Monday, November 15, 2010

inherited no. 8

in early october i made the trek down to alabama for a quick weekend. i'm not sure how many years had passed since i had stepped foot in anniston. i went mainly to see the m.d. and her own m.d., my grandma, who is 85 and the most humble person i've ever met, seriously. louise walker spent most of her childhood in a catholic orphanage in birmingham, and on june 20, 1947, when she was 22, she married my grandpa, leonard harkins. my grandpa was already sick with parkinson's when i was born, so i remember my grandma spending most of her time caring for him. she's been on her own for twenty years now and has been pretty independent until the last couple of years. now she lives with my aunt and uncle, and she spends her days praying, playing solitaire, doing puzzles, eating sweets, and napping. there is a photograph of my grandpa in his military uniform hanging in her room, and the first day i visited her on this trip she looked at the picture and said to my mother and me that he was a good man. such a simple statement, so true, but it was clear that what she was really saying was that she missed him. i can't imagine what it must be like to have lived twenty years without the person you loved most in all the world.

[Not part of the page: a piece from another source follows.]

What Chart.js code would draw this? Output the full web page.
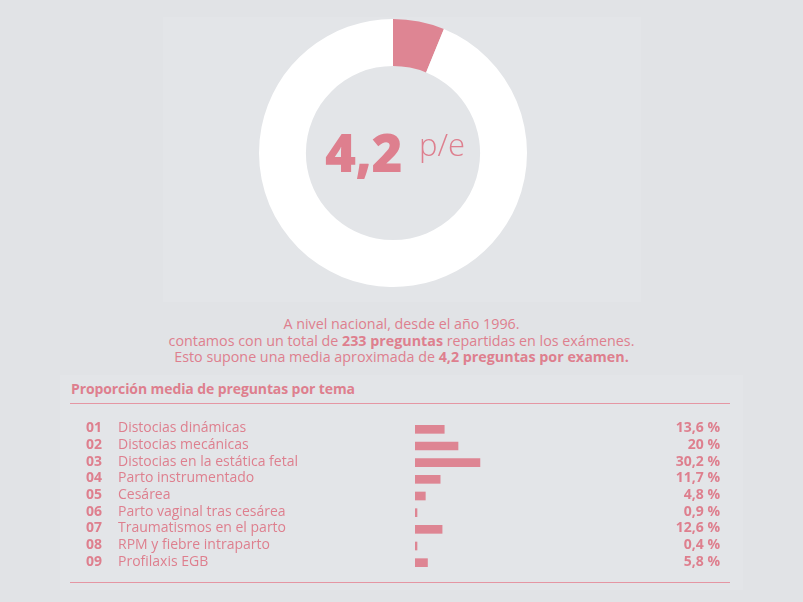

this is a rather roundabout way of getting to the inherited part of this post. as we sat in her room and my heart twisted in my chest at seeing her so different from when i'd last visited, she suddenly remembered that she wanted to give me something. (in all fairness, i had a hint this was coming.) she told me to go over to the statuette of the "blessed mother" on her dresser, and perched on top, like a halo, was her wedding ring.
i don't know why she chose me, it could be as simple as the fact that i'm the oldest unmarried grandaughter. (go me!) it's a simple ring in thin white gold, with almost sharp edges around the circumference. it's the sort of ring you wouldn't even notice, which is exactly how my grandma has lived her life, never trying to call attention to herself, but it now ranks among my most treasured possessions. too small for my own fingers, i strung it together with my mother's wedding ring. my mother's thick gold band hangs heavy next to the delicate, thin ring that bound my grandparents together for 43 years. wearing them together i constantly find my fingers twisting around them, trying to hold on to, to feel between my fingers, the love and hardship and commitment that kept them on my grandma and my mother's fingers for so many years. to have them, though, is bittersweet, because that i have them, that they aren't still on their original owners' fingers, is evidence of a loss beyond my comprehension.
that's the tricky thing about inheritances -- they almost always stand for someone's loss. thank you, grandma, for continuing to use a prayer book that's in pieces, for playing solitaire with cards whose edges are worn down in the center from years of shuffling, for reminding me of what matters.